Required work ▸
Retype every line from the start of the data down to and including the line with "-15.5, -13.5, -11.5];". Skip the pictures.

··· Given material

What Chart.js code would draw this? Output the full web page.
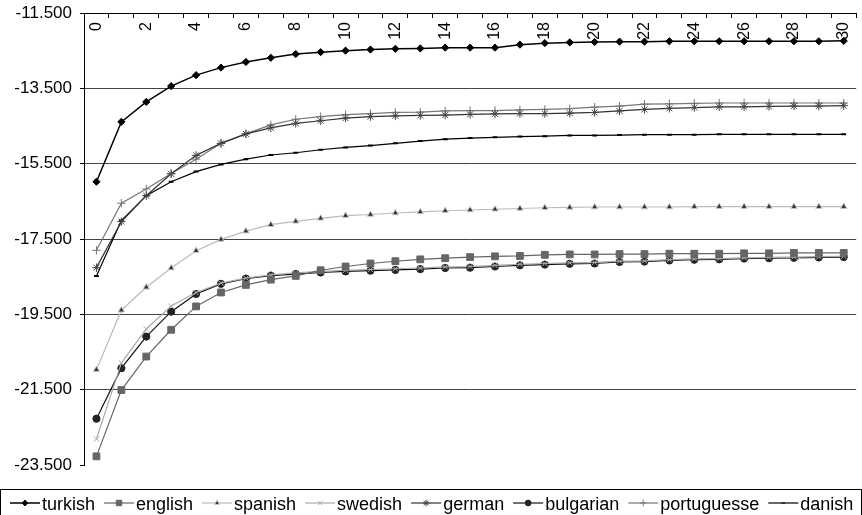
<!DOCTYPE html>
<html>
<head>
<meta charset="utf-8">
<script src="https://cdn.jsdelivr.net/npm/chart.js@4.4.1/dist/chart.umd.min.js"></script>
<style>
  html, body { margin: 0; padding: 0; background: #fff; }
  #c { display: block; }
</style>
</head>
<body>
<canvas id="c" width="862" height="515"></canvas>
<script>
/* ---------- dados ---------- */
const xLabels = ['0','1','2','3','4','5','6','7','8','9','10','11','12','13','14','15',
                 '16','17','18','19','20','21','22','23','24','25','26','27','28','29','30'];
const yTicks = [-23.5, -21.5, -19.5, -17.5, -15.5, -13.5, -11.5];

const turkish = [-15.98,-14.39,-13.86,-13.44,-13.15,-12.95,-12.80,-12.69,-12.59,-12.54,-12.50,
                 -12.47,-12.45,-12.44,-12.42,-12.42,-12.42,-12.34,-12.30,-12.28,-12.27,-12.26,
                 -12.26,-12.25,-12.25,-12.25,-12.25,-12.25,-12.25,-12.25,-12.24];
const english = [-23.27,-21.51,-20.62,-19.91,-19.29,-18.92,-18.72,-18.58,-18.48,-18.33,-18.23,
                 -18.15,-18.09,-18.04,-18.01,-17.98,-17.96,-17.95,-17.92,-17.91,-17.91,-17.90,
                 -17.90,-17.89,-17.89,-17.89,-17.88,-17.88,-17.87,-17.87,-17.87];
const spanish = [-20.97,-19.39,-18.78,-18.27,-17.81,-17.51,-17.29,-17.12,-17.03,-16.95,-16.88,
                 -16.85,-16.81,-16.78,-16.75,-16.73,-16.71,-16.69,-16.67,-16.66,-16.65,-16.65,
                 -16.65,-16.65,-16.64,-16.64,-16.64,-16.64,-16.64,-16.64,-16.64];
const swedish = [-22.81,-20.79,-19.89,-19.28,-18.92,-18.67,-18.54,-18.45,-18.40,-18.36,-18.33,
                 -18.31,-18.29,-18.27,-18.24,-18.23,-18.20,-18.17,-18.15,-18.13,-18.12,-18.09,
                 -18.08,-18.05,-18.03,-18.02,-18.00,-17.99,-17.98,-17.97,-17.96];
const german = [-18.26,-17.04,-16.35,-15.77,-15.28,-14.96,-14.71,-14.55,-14.43,-14.36,-14.29,
                -14.25,-14.23,-14.22,-14.21,-14.19,-14.18,-14.17,-14.17,-14.16,-14.14,-14.10,
                -14.06,-14.03,-14.01,-13.99,-13.99,-13.98,-13.97,-13.97,-13.96];
const bulgarian = [-22.27,-20.93,-20.09,-19.43,-18.96,-18.69,-18.55,-18.47,-18.43,-18.39,-18.36,
                   -18.34,-18.32,-18.30,-18.27,-18.26,-18.23,-18.20,-18.18,-18.16,-18.15,-18.11,
                   -18.10,-18.07,-18.05,-18.04,-18.02,-18.01,-18.00,-17.99,-17.98];
const portuguesse = [-17.80,-16.55,-16.17,-15.76,-15.38,-14.96,-14.71,-14.47,-14.32,-14.25,-14.20,
                     -14.17,-14.14,-14.13,-14.10,-14.09,-14.09,-14.07,-14.06,-14.04,-14.00,-13.97,
                     -13.92,-13.91,-13.90,-13.89,-13.89,-13.89,-13.89,-13.89,-13.89];
const danish = [-18.48,-17.01,-16.35,-15.98,-15.71,-15.52,-15.38,-15.27,-15.21,-15.13,-15.07,
                -15.02,-14.96,-14.90,-14.85,-14.82,-14.80,-14.78,-14.77,-14.75,-14.75,-14.74,
                -14.73,-14.73,-14.73,-14.72,-14.72,-14.72,-14.72,-14.72,-14.72];

const FONTE = '"Liberation Sans", Arial, sans-serif';

function serie(label, data, cor, estilo, raio, extra) {
  return Object.assign({
    label, data,
    borderColor: cor, borderWidth: 1.2,
    pointStyle: estilo, pointRadius: raio, pointHoverRadius: raio,
    pointBackgroundColor: cor, pointBorderColor: cor, pointBorderWidth: 1,
    tension: 0, fill: false
  }, extra || {});
}

/* ---------- legenda em caixa, com linha + marcador ---------- */
const legendaCaixa = {
  id: 'legendaCaixa',
  afterDraw(chart) {
    const ctx = chart.ctx;
    ctx.save();
    ctx.strokeStyle = '#000';
    ctx.lineWidth = 1;
    ctx.strokeRect(0.5, 489.5, 861, 40);
    ctx.font = '18px ' + FONTE;
    ctx.textBaseline = 'alphabetic';
    let x = 10;
    const y = 503;
    chart.data.datasets.forEach(ds => {
      ctx.strokeStyle = ds.borderColor;
      ctx.lineWidth = ds.borderWidth;
      ctx.beginPath();
      ctx.moveTo(x, y);
      ctx.lineTo(x + 30, y);
      ctx.stroke();
      ctx.fillStyle = ds.pointBackgroundColor;
      ctx.strokeStyle = ds.pointBorderColor;
      ctx.lineWidth = 1;
      Chart.helpers.drawPoint(ctx, { pointStyle: ds.pointStyle, radius: ds.pointRadius * 0.8, borderWidth: 1, rotation: 0 }, x + 15, y);
      ctx.fillStyle = '#000';
      ctx.fillText(ds.label, x + 32, y + 7);
      x += 32 + ctx.measureText(ds.label).width + 9;
    });
    ctx.restore();
  }
};

new Chart(document.getElementById('c'), {
  type: 'line',
  data: {
    labels: xLabels,
    datasets: [
      serie('turkish', turkish, '#000', 'rectRot', 3.6, { borderWidth: 1.5 }),
      serie('english', english, '#666', 'rect', 4.8),
      serie('spanish', spanish, '#bbb', 'triangle', 3.6, { pointBackgroundColor: '#333', pointBorderColor: '#c8c8c8' }),
      serie('swedish', swedish, '#aaa', 'crossRot', 3.8),
      serie('german', german, '#333', 'star', 4.2, { pointBorderColor: '#444' }),
      serie('bulgarian', bulgarian, '#111', 'circle', 3.6, { pointBackgroundColor: '#222', pointBorderColor: '#222' }),
      serie('portuguesse', portuguesse, '#777', 'cross', 4.2),
      serie('danish', danish, '#000', 'line', 2.4, { pointBorderWidth: 2 })
    ]
  },
  options: {
    responsive: false,
    animation: false,
    events: [],
    layout: { padding: { top: 13, left: 0, right: 0, bottom: 50 } },
    plugins: { legend: { display: false }, tooltip: { enabled: false } },
    scales: {
      x: {
        type: 'category',
        position: { y: -11.5 },
        offset: true,
        grid: { offset: true, drawOnChartArea: false, drawTicks: true, tickLength: 4, tickColor: '#000' },
        border: { display: true, color: '#000', width: 1 },
        ticks: {
          autoSkip: false, minRotation: 90, maxRotation: 90, padding: 5,
          color: '#000', font: { family: FONTE, size: 16 },
          callback: (v, i) => (i % 2 ? '' : xLabels[i])
        },
        afterFit: s => { s.paddingLeft = 0; s.paddingRight = 0; }
      },
      y: {
        min: yTicks[0], max: yTicks[yTicks.length - 1],
        afterBuildTicks: s => { s.ticks = yTicks.map(v => ({ value: v })); },
        ticks: {
          color: '#000', padding: 8, font: { family: FONTE, size: 17 },
          callback: v => Number(v).toFixed(3)
        },
        grid: {
          color: c => (c.tick && c.tick.value === yTicks[0] ? 'rgba(0,0,0,0)' : '#444'),
          tickColor: '#000', tickLength: 4, lineWidth: 1
        },
        border: { color: '#000', width: 1 },
        afterFit: s => { s.width = 84; s.paddingTop = 0; s.paddingBottom = 0; }
      }
    }
  },
  plugins: [legendaCaixa]
});
</script>
</body>
</html>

······

Reply ▸
What Chart.js code would draw this? Output the full web page.
<!DOCTYPE html>
<html>
<head>
<meta charset="utf-8">
<script src="https://cdn.jsdelivr.net/npm/chart.js@4.4.1/dist/chart.umd.min.js"></script>
<style>
  html, body { margin: 0; padding: 0; background: #fff; }
  #c { display: block; }
</style>
</head>
<body>
<canvas id="c" width="862" height="515"></canvas>
<script>
/* ---------- dados ---------- */
const xLabels = ['0','1','2','3','4','5','6','7','8','9','10','11','12','13','14','15',
                 '16','17','18','19','20','21','22','23','24','25','26','27','28','29','30'];
const yTicks = [-23.5, -21.5, -19.5, -17.5, -15.5, -13.5, -11.5];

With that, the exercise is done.